EXERCISE MATERIALS
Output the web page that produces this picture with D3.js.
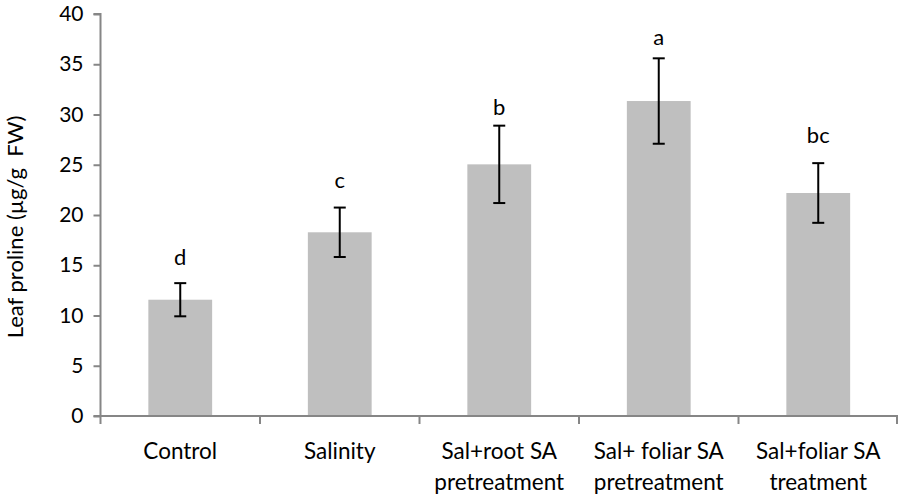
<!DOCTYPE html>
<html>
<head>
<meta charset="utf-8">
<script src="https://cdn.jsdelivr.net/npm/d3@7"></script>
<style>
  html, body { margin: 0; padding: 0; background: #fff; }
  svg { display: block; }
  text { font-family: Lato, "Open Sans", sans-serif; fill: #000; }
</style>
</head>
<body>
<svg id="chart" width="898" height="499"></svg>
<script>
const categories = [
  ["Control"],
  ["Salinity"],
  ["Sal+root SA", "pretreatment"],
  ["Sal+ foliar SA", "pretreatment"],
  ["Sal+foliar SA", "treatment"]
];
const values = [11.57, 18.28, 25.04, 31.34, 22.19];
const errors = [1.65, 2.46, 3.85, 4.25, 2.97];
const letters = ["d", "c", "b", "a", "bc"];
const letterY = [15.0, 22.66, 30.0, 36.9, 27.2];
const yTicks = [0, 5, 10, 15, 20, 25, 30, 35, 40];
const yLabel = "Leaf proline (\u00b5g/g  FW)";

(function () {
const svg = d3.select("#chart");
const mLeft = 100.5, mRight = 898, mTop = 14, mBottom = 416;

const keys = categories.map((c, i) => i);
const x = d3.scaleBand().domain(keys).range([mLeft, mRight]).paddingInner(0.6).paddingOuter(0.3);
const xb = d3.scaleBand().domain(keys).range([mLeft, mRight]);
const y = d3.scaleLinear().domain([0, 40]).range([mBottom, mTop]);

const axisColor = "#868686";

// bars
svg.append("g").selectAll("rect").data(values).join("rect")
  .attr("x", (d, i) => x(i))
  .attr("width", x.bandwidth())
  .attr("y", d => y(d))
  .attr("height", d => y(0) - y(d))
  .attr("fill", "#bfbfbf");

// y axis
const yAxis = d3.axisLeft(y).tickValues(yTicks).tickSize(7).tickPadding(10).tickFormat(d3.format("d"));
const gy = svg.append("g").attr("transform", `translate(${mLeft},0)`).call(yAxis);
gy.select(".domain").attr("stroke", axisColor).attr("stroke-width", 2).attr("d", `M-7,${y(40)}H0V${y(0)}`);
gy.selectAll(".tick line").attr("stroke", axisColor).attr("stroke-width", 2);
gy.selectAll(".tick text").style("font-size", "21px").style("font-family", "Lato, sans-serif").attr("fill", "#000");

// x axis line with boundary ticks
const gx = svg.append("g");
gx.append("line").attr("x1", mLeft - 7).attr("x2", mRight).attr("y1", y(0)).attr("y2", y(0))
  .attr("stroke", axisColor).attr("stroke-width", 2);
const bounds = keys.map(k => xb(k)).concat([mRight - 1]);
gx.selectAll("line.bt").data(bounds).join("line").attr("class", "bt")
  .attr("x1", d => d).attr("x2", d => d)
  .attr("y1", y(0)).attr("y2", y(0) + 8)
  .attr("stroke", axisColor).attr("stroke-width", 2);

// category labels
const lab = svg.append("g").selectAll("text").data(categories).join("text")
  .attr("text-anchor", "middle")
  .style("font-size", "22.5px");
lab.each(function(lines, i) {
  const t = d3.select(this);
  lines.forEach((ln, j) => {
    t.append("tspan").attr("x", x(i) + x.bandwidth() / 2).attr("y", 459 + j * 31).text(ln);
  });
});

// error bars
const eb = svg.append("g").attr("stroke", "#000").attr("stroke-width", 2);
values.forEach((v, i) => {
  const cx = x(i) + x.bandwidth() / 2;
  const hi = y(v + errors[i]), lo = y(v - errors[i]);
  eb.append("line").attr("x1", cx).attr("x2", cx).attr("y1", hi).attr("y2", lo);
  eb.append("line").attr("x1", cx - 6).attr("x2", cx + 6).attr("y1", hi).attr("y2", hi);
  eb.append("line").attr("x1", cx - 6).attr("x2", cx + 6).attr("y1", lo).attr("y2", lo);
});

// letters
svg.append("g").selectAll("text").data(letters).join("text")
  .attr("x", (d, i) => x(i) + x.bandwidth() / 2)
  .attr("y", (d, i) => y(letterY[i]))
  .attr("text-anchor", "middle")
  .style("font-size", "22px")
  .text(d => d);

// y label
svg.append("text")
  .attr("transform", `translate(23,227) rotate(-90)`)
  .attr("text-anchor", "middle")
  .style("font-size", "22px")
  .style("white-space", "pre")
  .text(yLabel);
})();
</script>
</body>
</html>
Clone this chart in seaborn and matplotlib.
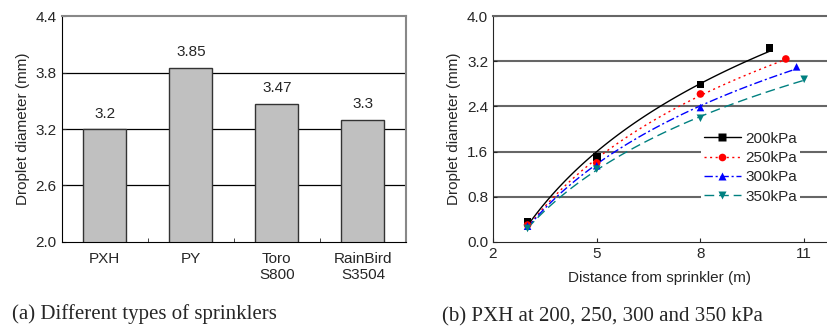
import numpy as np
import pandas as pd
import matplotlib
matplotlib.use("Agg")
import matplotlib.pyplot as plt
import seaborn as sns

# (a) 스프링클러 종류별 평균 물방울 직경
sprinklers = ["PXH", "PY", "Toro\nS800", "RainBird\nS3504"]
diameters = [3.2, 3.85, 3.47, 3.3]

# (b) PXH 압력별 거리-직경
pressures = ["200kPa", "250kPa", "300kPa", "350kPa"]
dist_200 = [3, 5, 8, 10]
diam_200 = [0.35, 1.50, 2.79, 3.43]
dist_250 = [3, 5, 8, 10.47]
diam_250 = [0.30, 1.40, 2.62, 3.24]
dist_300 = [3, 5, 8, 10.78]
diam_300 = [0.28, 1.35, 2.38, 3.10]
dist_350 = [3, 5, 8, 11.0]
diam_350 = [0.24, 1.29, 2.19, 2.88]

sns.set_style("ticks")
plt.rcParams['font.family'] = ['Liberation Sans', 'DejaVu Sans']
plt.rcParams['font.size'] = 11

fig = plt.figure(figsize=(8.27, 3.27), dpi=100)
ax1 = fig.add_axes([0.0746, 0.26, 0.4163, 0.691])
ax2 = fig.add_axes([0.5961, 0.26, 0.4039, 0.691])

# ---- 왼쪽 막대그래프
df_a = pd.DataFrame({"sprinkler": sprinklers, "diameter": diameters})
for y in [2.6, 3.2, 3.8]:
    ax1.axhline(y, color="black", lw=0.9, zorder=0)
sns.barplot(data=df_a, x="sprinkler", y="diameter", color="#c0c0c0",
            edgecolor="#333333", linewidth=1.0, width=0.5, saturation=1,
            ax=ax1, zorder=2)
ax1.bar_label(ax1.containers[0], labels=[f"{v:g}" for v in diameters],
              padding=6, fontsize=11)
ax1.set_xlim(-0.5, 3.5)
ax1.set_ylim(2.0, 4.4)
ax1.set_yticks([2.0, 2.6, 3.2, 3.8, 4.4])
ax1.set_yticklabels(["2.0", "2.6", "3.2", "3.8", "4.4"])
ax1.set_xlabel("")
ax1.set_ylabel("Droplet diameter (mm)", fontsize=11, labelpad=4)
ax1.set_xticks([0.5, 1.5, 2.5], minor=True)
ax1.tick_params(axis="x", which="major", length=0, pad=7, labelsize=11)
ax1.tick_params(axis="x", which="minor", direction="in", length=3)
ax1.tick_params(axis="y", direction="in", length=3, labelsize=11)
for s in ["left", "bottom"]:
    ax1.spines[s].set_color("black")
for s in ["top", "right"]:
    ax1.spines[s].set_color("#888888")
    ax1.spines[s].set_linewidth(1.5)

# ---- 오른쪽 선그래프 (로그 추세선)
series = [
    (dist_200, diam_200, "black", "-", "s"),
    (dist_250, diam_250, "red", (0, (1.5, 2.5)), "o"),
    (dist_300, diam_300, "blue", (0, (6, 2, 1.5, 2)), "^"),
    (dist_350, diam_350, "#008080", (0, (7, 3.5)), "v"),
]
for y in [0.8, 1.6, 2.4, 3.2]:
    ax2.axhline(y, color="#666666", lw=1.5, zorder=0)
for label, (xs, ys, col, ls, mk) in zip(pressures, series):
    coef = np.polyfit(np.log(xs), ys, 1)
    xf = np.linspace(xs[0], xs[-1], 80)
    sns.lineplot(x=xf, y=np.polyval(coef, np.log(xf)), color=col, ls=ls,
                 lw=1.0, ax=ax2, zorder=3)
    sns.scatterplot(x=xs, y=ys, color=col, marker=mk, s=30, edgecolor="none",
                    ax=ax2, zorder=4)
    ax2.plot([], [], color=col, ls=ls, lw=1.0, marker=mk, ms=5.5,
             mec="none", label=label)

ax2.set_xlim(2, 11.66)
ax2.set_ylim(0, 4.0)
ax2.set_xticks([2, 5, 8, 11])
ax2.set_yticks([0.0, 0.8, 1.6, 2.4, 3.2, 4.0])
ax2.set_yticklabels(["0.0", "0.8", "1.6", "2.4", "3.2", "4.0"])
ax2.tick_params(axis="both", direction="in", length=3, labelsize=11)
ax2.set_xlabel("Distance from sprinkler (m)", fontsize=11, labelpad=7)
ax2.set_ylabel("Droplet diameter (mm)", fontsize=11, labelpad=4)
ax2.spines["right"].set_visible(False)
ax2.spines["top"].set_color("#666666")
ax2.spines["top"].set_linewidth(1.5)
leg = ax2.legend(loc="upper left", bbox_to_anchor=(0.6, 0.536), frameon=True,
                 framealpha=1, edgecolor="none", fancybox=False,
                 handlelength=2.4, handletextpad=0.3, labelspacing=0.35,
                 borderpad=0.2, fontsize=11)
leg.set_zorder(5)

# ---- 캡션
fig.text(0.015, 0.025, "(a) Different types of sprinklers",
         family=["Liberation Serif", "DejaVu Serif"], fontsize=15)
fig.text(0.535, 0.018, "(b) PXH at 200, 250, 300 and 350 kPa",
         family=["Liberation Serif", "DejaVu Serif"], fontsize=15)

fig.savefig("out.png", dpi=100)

WHAT IS ASKED
Start at the line that contains "Clone this chart in seaborn and matplotlib.", stop at the line that contains "ax2 = fig.add_axes([0.5961, 0.26, 0.4039, 0.691])", and reproduce each line in that stretch exactly. Pictures are excluded.

ANSWER FOR THE TASK
Clone this chart in seaborn and matplotlib.
import numpy as np
import pandas as pd
import matplotlib
matplotlib.use("Agg")
import matplotlib.pyplot as plt
import seaborn as sns

# (a) 스프링클러 종류별 평균 물방울 직경
sprinklers = ["PXH", "PY", "Toro\nS800", "RainBird\nS3504"]
diameters = [3.2, 3.85, 3.47, 3.3]

# (b) PXH 압력별 거리-직경
pressures = ["200kPa", "250kPa", "300kPa", "350kPa"]
dist_200 = [3, 5, 8, 10]
diam_200 = [0.35, 1.50, 2.79, 3.43]
dist_250 = [3, 5, 8, 10.47]
diam_250 = [0.30, 1.40, 2.62, 3.24]
dist_300 = [3, 5, 8, 10.78]
diam_300 = [0.28, 1.35, 2.38, 3.10]
dist_350 = [3, 5, 8, 11.0]
diam_350 = [0.24, 1.29, 2.19, 2.88]

sns.set_style("ticks")
plt.rcParams['font.family'] = ['Liberation Sans', 'DejaVu Sans']
plt.rcParams['font.size'] = 11

fig = plt.figure(figsize=(8.27, 3.27), dpi=100)
ax1 = fig.add_axes([0.0746, 0.26, 0.4163, 0.691])
ax2 = fig.add_axes([0.5961, 0.26, 0.4039, 0.691])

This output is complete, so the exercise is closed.